## Written instruction
Copy every line of the records below that holds the word "chart".

## Given records
········

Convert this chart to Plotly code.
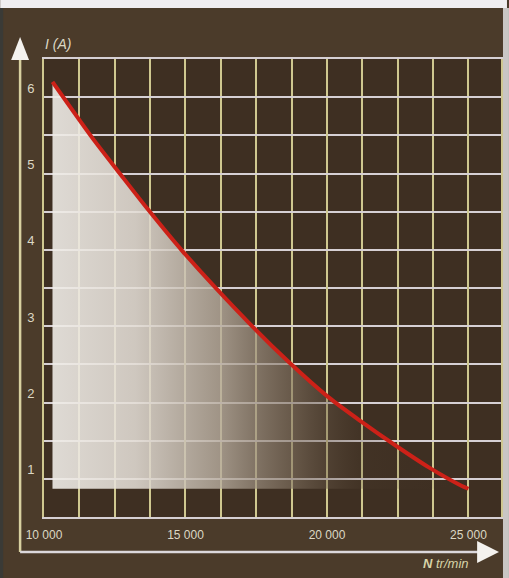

········

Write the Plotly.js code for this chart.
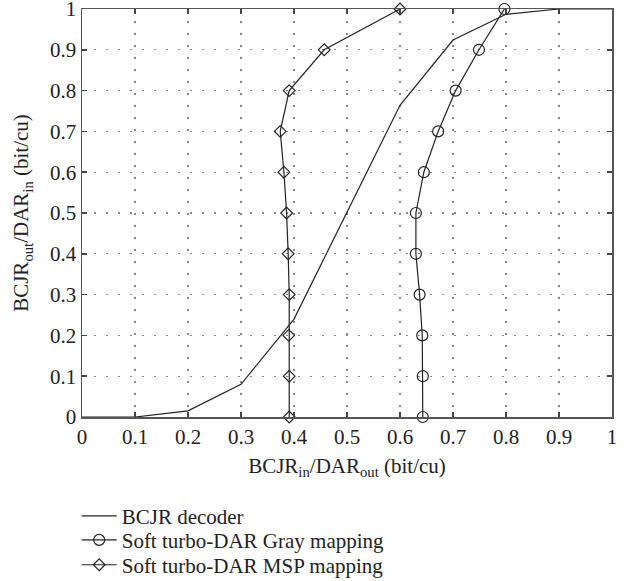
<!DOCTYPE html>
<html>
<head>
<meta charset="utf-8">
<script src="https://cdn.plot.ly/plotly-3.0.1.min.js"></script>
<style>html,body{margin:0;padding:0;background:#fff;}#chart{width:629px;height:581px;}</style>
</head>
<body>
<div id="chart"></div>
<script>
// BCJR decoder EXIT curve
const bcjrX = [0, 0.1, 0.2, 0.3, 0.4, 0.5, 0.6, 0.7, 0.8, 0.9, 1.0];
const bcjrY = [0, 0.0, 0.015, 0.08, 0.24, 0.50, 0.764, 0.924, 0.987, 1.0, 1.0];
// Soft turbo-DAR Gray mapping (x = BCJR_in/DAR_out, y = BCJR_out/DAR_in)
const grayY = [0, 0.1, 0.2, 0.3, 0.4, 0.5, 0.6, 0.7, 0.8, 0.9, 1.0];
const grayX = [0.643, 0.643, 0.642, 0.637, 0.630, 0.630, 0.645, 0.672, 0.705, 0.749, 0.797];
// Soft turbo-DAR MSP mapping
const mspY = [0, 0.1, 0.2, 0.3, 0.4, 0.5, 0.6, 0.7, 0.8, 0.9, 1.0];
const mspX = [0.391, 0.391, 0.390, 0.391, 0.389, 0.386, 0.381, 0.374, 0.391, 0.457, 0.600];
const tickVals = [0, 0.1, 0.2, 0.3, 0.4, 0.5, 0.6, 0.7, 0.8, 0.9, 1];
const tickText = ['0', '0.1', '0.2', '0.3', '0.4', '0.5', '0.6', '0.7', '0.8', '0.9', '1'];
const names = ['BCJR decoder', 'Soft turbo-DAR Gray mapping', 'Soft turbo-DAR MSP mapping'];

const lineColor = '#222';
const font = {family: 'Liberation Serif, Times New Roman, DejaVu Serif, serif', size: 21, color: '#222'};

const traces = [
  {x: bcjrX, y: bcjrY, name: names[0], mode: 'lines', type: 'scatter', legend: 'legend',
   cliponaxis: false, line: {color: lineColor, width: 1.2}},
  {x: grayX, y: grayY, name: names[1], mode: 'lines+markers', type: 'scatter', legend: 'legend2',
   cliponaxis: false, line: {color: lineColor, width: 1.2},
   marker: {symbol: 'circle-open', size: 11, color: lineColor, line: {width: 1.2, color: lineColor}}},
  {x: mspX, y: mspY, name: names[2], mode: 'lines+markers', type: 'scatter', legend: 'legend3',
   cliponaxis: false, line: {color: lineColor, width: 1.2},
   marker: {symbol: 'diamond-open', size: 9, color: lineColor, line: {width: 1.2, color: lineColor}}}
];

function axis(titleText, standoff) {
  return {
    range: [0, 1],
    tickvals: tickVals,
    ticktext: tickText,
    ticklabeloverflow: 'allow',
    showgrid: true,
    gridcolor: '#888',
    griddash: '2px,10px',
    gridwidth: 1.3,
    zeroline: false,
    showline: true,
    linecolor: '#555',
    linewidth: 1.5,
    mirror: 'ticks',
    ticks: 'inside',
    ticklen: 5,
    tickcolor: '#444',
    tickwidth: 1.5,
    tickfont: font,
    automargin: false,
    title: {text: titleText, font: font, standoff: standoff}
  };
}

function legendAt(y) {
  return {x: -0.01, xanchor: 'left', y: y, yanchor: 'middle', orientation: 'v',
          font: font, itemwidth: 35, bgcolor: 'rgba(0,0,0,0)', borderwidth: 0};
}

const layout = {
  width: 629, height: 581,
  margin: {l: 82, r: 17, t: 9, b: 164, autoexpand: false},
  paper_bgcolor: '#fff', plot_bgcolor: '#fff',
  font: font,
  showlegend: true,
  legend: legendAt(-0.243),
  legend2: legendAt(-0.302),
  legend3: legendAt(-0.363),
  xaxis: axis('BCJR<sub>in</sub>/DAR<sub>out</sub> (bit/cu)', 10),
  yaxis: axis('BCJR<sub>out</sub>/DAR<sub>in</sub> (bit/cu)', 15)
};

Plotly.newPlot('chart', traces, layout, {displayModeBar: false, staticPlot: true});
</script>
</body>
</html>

········

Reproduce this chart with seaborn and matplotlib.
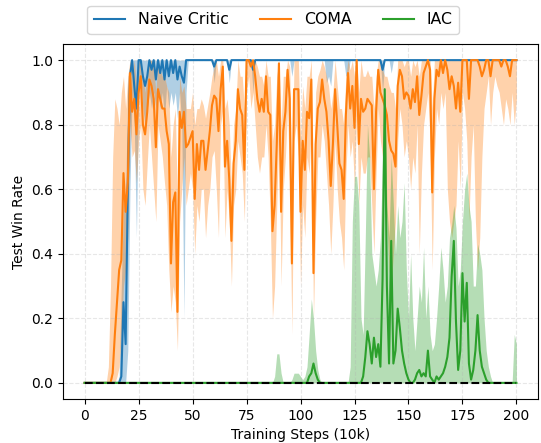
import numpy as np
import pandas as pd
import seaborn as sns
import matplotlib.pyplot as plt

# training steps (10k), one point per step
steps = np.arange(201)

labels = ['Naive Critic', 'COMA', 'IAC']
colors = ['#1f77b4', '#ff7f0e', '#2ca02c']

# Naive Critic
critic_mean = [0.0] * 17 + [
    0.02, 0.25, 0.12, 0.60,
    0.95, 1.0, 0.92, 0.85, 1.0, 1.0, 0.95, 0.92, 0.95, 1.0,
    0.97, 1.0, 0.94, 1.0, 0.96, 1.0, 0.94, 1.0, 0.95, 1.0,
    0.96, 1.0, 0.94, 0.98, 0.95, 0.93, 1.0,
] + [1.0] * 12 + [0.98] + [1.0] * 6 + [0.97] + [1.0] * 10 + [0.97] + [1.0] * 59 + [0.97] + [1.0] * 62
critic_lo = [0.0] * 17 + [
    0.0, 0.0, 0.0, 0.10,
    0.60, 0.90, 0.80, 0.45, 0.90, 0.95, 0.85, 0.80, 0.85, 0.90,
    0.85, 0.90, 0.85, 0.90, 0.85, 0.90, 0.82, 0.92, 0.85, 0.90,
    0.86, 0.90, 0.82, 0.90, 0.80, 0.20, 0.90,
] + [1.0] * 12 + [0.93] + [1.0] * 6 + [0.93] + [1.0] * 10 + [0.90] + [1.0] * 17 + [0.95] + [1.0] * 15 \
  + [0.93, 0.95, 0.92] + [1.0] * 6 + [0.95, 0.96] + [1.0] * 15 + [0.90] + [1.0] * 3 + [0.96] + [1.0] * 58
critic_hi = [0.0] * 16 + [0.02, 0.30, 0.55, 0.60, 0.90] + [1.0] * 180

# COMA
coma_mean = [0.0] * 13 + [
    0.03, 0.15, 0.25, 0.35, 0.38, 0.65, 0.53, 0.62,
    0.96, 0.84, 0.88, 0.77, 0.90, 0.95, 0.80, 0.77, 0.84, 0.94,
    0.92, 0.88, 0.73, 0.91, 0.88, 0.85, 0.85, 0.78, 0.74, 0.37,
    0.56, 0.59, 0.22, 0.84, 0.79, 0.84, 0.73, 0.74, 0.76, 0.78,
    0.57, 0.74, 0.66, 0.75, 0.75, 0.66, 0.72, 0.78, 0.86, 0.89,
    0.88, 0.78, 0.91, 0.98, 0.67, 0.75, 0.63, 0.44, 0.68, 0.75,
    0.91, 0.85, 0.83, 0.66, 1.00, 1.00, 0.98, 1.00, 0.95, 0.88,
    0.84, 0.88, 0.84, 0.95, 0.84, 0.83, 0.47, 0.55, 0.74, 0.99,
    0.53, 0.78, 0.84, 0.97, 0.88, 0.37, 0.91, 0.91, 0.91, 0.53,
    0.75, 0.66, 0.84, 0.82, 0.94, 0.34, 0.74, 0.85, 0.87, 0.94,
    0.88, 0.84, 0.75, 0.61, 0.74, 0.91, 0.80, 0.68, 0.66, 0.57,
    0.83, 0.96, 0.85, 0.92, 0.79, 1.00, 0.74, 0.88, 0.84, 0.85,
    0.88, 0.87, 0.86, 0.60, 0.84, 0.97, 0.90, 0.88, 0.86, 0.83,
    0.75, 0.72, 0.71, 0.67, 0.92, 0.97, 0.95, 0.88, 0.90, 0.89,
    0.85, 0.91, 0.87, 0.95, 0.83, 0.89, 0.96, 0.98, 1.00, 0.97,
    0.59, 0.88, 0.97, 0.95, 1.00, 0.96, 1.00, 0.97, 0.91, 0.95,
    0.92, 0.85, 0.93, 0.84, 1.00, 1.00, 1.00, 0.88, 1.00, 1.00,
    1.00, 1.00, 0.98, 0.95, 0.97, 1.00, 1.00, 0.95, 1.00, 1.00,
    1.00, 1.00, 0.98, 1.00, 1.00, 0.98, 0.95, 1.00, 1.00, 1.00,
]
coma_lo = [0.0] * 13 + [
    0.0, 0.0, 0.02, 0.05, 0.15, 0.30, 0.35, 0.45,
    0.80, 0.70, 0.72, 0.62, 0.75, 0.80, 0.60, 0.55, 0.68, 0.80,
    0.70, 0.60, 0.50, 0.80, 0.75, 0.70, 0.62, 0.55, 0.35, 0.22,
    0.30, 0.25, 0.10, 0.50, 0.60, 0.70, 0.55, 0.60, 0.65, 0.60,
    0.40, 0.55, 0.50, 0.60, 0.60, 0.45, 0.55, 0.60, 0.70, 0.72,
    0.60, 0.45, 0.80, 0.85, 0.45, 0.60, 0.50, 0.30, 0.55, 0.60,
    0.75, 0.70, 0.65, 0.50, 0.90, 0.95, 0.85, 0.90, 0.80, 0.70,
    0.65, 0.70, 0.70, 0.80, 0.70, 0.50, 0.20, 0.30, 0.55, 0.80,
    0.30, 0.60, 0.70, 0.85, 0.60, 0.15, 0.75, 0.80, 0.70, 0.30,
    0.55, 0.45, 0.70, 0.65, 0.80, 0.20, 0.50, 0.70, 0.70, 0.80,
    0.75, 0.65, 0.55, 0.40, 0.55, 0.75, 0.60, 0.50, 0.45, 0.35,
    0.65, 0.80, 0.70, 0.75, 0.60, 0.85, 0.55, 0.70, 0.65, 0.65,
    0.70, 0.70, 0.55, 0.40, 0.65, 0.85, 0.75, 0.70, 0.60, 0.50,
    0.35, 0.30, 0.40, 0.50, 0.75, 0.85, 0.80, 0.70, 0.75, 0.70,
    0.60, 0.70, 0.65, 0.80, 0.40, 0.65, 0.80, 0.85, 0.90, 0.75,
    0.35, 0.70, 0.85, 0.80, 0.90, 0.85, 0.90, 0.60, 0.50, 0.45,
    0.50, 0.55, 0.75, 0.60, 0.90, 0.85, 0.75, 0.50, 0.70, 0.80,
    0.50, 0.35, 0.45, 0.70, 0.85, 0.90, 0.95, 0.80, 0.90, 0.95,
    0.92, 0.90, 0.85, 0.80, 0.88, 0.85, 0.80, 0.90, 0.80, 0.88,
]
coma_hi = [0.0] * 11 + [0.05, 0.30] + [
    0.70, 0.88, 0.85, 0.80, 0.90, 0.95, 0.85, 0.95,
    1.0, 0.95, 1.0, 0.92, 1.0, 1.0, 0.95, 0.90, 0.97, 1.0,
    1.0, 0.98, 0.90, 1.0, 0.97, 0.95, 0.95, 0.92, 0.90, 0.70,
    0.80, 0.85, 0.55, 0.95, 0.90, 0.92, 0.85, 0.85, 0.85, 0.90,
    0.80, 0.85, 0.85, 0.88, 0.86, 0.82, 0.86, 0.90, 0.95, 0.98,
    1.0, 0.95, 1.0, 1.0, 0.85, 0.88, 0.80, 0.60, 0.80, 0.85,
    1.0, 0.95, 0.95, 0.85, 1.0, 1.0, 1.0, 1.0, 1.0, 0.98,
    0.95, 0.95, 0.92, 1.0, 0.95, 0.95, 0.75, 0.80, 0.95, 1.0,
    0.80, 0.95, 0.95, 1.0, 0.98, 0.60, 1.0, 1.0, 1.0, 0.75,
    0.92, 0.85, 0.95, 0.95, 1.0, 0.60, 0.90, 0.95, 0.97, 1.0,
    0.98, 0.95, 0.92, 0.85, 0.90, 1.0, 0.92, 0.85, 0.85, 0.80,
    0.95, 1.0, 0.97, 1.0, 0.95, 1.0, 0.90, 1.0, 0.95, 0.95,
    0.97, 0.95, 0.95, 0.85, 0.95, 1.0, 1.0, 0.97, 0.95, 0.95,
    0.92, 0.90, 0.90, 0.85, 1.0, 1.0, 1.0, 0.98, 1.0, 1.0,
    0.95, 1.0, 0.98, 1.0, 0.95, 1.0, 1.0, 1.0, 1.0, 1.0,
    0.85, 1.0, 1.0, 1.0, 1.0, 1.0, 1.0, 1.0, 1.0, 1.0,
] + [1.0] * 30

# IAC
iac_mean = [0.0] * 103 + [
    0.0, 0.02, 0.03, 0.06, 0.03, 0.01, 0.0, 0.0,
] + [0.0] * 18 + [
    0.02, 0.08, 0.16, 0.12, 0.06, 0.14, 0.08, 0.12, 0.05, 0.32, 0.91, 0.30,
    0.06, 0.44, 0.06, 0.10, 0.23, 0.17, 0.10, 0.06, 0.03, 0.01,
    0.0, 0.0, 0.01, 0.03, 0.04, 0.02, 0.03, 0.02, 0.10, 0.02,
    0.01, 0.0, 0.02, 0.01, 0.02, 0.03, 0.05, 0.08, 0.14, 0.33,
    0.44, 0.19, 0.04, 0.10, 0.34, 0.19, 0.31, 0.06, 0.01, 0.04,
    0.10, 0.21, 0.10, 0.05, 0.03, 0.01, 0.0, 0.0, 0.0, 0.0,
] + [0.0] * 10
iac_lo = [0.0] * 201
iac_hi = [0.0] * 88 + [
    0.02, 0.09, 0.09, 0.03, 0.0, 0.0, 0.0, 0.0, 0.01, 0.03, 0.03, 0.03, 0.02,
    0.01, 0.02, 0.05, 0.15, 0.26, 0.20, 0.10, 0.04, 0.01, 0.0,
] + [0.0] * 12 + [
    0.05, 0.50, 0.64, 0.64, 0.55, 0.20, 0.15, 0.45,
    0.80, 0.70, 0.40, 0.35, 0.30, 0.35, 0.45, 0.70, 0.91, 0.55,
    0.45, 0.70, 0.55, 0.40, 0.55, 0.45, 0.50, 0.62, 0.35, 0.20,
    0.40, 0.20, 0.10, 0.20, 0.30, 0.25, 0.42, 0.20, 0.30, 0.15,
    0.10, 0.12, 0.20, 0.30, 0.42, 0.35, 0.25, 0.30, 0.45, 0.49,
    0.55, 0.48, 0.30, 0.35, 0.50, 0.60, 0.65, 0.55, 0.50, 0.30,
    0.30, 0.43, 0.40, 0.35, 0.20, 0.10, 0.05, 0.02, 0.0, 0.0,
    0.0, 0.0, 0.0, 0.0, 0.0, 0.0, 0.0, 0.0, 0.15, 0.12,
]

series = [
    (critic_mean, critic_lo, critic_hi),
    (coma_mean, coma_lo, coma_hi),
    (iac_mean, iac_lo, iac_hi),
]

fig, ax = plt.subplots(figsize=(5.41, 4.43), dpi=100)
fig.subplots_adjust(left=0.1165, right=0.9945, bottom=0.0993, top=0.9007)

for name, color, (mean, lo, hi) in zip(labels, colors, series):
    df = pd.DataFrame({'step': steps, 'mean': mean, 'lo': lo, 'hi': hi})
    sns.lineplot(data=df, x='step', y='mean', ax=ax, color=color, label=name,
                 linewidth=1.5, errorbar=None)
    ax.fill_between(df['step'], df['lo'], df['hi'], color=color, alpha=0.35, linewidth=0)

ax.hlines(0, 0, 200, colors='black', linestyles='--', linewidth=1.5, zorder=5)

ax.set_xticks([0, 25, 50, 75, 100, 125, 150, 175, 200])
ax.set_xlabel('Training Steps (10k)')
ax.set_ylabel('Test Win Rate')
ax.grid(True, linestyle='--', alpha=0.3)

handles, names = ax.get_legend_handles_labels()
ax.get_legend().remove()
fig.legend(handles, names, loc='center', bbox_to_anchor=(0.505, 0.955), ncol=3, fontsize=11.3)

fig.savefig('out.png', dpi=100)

········

## Solved problem
Convert this chart to Plotly code.
Write the Plotly.js code for this chart.
<style>html,body{margin:0;padding:0;background:#fff;}#chart{width:629px;height:581px;}</style>
<div id="chart"></div>
Plotly.newPlot('chart', traces, layout, {displayModeBar: false, staticPlot: true});
Reproduce this chart with seaborn and matplotlib.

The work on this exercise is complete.